Preventing damp in your static caravan

Even with all the prevention in the world, things will get damp. If a caravan is uninhabited in winter time, damp will grow. 

A great tip submitted by one of our Facebook community members is to leave a few bowls of salt around the caravan while you’re away. The salt will extract the moisture directly from the air. Less moisture in the air means less of that damp settling into your furniture or into the caravan itself!

Taking that one step further you can add uncooked rice to the salt too. As the salt draws in the moisture the rice grains will lock it in stopping the salt from becoming saturated. This will lengthen the affect the salt can have.

Granted, this would never be preferable to being able to periodically visit the caravan to ventilate, or even using a dehumidifier, but if needs must, simple tricks like this can have a positive effect against damp related problems.

Carbon monoxide in your static caravan

Carbon monoxide is certainly a risk that’s worth being very careful of; breathing in even low levels of this gas is highly dangerous. Carbon monoxide can be released from poorly fitted appliances or paint and is especially likely to occur where there is a lack of ventilation.

To prevent carbon monoxide poisoning you should get your appliances checked every 12 months especially if you have an older caravan. If you rent your static caravan to others this is a legal requirement but if not we still highly recommend it.

Checking caravan gas levels

What’s a sunny day without a BBQ?

Before you get cooking it’s an idea to check how much gas you have in the tank so you know you’ve got enough to keep things lit. Use this simple hack to check, just boil some water and pour it down the side of your canister making sure you don’t pour any over the top. Carefully press your hand against the canister and feel which level is cold and which is warm. Where the cold and the warm section meet will indicate the level of gas you have remaining for your BBQ.

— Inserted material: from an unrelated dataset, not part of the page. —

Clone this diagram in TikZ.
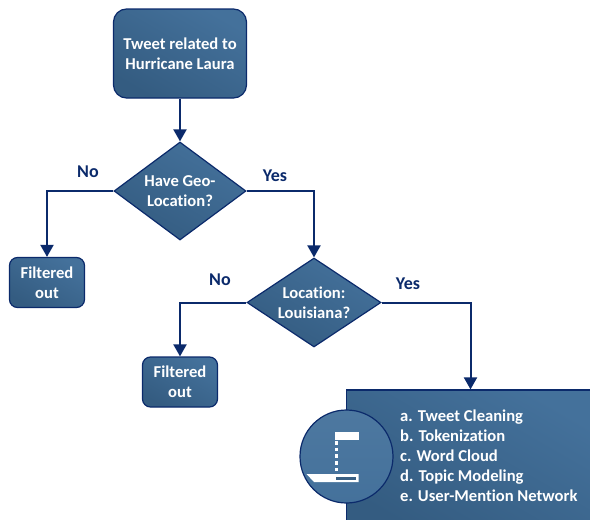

Static caravan fixtures and fittings

If like us you love an old classic like spag bol then there’s a couple of hacks the might help you with this too. For starters, separate your mince out into portion size freezer bags and flatten so the mince is a thinner layer. That way not only do you have the right amount of mince for when you cook up, it will also defrost quicker so you can get those hungry mouths fed ASAP.

For the spaghetti itself, we recommend storing yours in an old Pringle tub. It’s the perfect length for spaghetti storage and you get to eat the Pringles too!

One more kitchen hack is to avoid sticky rubbish juice in the bottom of your bin. Not only can it leak on you when you change the bin bag but it can also seep into the bin itself leaving it smelly and grim. Try putting old newspaper in the bottom of your bin bag as a protective layer to absorb any fluids that may be leaking. No more smelly bins, happy days.